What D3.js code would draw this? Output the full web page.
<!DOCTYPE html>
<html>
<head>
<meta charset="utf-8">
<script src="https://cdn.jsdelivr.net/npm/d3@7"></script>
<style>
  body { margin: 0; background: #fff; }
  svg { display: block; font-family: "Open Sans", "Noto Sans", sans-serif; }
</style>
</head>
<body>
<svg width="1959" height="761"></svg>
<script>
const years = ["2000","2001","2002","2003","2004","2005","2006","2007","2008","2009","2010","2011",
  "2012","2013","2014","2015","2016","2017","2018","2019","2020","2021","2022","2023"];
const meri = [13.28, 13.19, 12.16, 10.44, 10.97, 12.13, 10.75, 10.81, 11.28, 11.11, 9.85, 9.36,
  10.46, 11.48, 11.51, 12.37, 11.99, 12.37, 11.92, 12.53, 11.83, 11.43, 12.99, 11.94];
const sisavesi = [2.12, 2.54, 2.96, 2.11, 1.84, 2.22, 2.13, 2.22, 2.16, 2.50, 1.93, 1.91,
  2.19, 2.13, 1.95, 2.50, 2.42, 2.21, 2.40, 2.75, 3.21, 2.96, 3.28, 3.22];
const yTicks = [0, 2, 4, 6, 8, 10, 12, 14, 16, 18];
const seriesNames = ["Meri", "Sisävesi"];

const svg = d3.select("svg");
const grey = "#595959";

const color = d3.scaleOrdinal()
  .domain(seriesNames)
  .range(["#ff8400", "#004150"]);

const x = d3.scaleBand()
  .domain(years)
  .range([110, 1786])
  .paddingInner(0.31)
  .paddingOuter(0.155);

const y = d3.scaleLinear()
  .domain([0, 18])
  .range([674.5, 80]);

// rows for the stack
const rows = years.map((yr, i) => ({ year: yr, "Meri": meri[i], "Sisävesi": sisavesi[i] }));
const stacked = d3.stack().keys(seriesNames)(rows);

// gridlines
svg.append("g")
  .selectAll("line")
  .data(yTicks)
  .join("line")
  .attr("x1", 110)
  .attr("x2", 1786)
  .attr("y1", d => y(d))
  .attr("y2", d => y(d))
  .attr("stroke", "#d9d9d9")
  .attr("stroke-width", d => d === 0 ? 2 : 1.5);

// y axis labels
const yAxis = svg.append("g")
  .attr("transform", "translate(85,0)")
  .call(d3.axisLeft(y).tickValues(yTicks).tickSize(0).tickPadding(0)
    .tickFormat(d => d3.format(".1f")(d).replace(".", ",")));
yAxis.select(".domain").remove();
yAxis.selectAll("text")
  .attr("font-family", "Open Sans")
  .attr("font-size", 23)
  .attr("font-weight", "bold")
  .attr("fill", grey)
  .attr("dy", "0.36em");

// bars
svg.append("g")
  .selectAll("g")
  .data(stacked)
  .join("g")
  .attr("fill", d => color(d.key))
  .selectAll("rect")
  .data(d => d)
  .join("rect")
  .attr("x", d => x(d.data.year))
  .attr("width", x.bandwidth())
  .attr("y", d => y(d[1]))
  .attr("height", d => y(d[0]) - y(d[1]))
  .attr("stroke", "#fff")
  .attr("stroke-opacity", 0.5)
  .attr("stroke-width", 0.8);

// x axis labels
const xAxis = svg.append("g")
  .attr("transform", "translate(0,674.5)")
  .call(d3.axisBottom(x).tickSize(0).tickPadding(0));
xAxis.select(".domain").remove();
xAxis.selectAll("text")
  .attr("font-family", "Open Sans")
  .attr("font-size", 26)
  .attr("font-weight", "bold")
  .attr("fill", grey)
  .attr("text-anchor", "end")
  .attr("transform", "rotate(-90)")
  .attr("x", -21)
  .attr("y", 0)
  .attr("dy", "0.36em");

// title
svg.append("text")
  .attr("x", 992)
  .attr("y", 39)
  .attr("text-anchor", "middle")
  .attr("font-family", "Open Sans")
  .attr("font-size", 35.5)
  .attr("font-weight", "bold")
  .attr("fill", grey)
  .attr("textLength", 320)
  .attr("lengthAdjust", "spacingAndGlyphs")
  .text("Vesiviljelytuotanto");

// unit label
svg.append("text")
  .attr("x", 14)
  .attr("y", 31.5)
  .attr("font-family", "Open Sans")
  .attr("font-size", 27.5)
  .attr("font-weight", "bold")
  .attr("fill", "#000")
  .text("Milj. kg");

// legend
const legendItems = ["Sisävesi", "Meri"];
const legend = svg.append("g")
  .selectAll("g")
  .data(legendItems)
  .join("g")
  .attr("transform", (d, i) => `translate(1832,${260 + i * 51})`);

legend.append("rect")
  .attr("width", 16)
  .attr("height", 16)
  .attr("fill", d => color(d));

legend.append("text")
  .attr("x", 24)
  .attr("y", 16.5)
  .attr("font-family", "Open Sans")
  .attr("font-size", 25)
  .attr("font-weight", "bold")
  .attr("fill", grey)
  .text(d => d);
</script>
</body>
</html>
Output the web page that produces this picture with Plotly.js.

-.-.-

=== GOAL ===
Reproduce the material in full, with no word added or dropped.

=== FINISHED EXERCISE ===
What D3.js code would draw this? Output the full web page.
<!DOCTYPE html>
<html>
<head>
<meta charset="utf-8">
<script src="https://cdn.jsdelivr.net/npm/d3@7"></script>
<style>
  body { margin: 0; background: #fff; }
  svg { display: block; font-family: "Open Sans", "Noto Sans", sans-serif; }
</style>
</head>
<body>
<svg width="1959" height="761"></svg>
<script>
const years = ["2000","2001","2002","2003","2004","2005","2006","2007","2008","2009","2010","2011",
  "2012","2013","2014","2015","2016","2017","2018","2019","2020","2021","2022","2023"];
const meri = [13.28, 13.19, 12.16, 10.44, 10.97, 12.13, 10.75, 10.81, 11.28, 11.11, 9.85, 9.36,
  10.46, 11.48, 11.51, 12.37, 11.99, 12.37, 11.92, 12.53, 11.83, 11.43, 12.99, 11.94];
const sisavesi = [2.12, 2.54, 2.96, 2.11, 1.84, 2.22, 2.13, 2.22, 2.16, 2.50, 1.93, 1.91,
  2.19, 2.13, 1.95, 2.50, 2.42, 2.21, 2.40, 2.75, 3.21, 2.96, 3.28, 3.22];
const yTicks = [0, 2, 4, 6, 8, 10, 12, 14, 16, 18];
const seriesNames = ["Meri", "Sisävesi"];

const svg = d3.select("svg");
const grey = "#595959";

const color = d3.scaleOrdinal()
  .domain(seriesNames)
  .range(["#ff8400", "#004150"]);

const x = d3.scaleBand()
  .domain(years)
  .range([110, 1786])
  .paddingInner(0.31)
  .paddingOuter(0.155);

const y = d3.scaleLinear()
  .domain([0, 18])
  .range([674.5, 80]);

// rows for the stack
const rows = years.map((yr, i) => ({ year: yr, "Meri": meri[i], "Sisävesi": sisavesi[i] }));
const stacked = d3.stack().keys(seriesNames)(rows);

// gridlines
svg.append("g")
  .selectAll("line")
  .data(yTicks)
  .join("line")
  .attr("x1", 110)
  .attr("x2", 1786)
  .attr("y1", d => y(d))
  .attr("y2", d => y(d))
  .attr("stroke", "#d9d9d9")
  .attr("stroke-width", d => d === 0 ? 2 : 1.5);

// y axis labels
const yAxis = svg.append("g")
  .attr("transform", "translate(85,0)")
  .call(d3.axisLeft(y).tickValues(yTicks).tickSize(0).tickPadding(0)
    .tickFormat(d => d3.format(".1f")(d).replace(".", ",")));
yAxis.select(".domain").remove();
yAxis.selectAll("text")
  .attr("font-family", "Open Sans")
  .attr("font-size", 23)
  .attr("font-weight", "bold")
  .attr("fill", grey)
  .attr("dy", "0.36em");

// bars
svg.append("g")
  .selectAll("g")
  .data(stacked)
  .join("g")
  .attr("fill", d => color(d.key))
  .selectAll("rect")
  .data(d => d)
  .join("rect")
  .attr("x", d => x(d.data.year))
  .attr("width", x.bandwidth())
  .attr("y", d => y(d[1]))
  .attr("height", d => y(d[0]) - y(d[1]))
  .attr("stroke", "#fff")
  .attr("stroke-opacity", 0.5)
  .attr("stroke-width", 0.8);

// x axis labels
const xAxis = svg.append("g")
  .attr("transform", "translate(0,674.5)")
  .call(d3.axisBottom(x).tickSize(0).tickPadding(0));
xAxis.select(".domain").remove();
xAxis.selectAll("text")
  .attr("font-family", "Open Sans")
  .attr("font-size", 26)
  .attr("font-weight", "bold")
  .attr("fill", grey)
  .attr("text-anchor", "end")
  .attr("transform", "rotate(-90)")
  .attr("x", -21)
  .attr("y", 0)
  .attr("dy", "0.36em");

// title
svg.append("text")
  .attr("x", 992)
  .attr("y", 39)
  .attr("text-anchor", "middle")
  .attr("font-family", "Open Sans")
  .attr("font-size", 35.5)
  .attr("font-weight", "bold")
  .attr("fill", grey)
  .attr("textLength", 320)
  .attr("lengthAdjust", "spacingAndGlyphs")
  .text("Vesiviljelytuotanto");

// unit label
svg.append("text")
  .attr("x", 14)
  .attr("y", 31.5)
  .attr("font-family", "Open Sans")
  .attr("font-size", 27.5)
  .attr("font-weight", "bold")
  .attr("fill", "#000")
  .text("Milj. kg");

// legend
const legendItems = ["Sisävesi", "Meri"];
const legend = svg.append("g")
  .selectAll("g")
  .data(legendItems)
  .join("g")
  .attr("transform", (d, i) => `translate(1832,${260 + i * 51})`);

legend.append("rect")
  .attr("width", 16)
  .attr("height", 16)
  .attr("fill", d => color(d));

legend.append("text")
  .attr("x", 24)
  .attr("y", 16.5)
  .attr("font-family", "Open Sans")
  .attr("font-size", 25)
  .attr("font-weight", "bold")
  .attr("fill", grey)
  .text(d => d);
</script>
</body>
</html>
Output the web page that produces this picture with Plotly.js.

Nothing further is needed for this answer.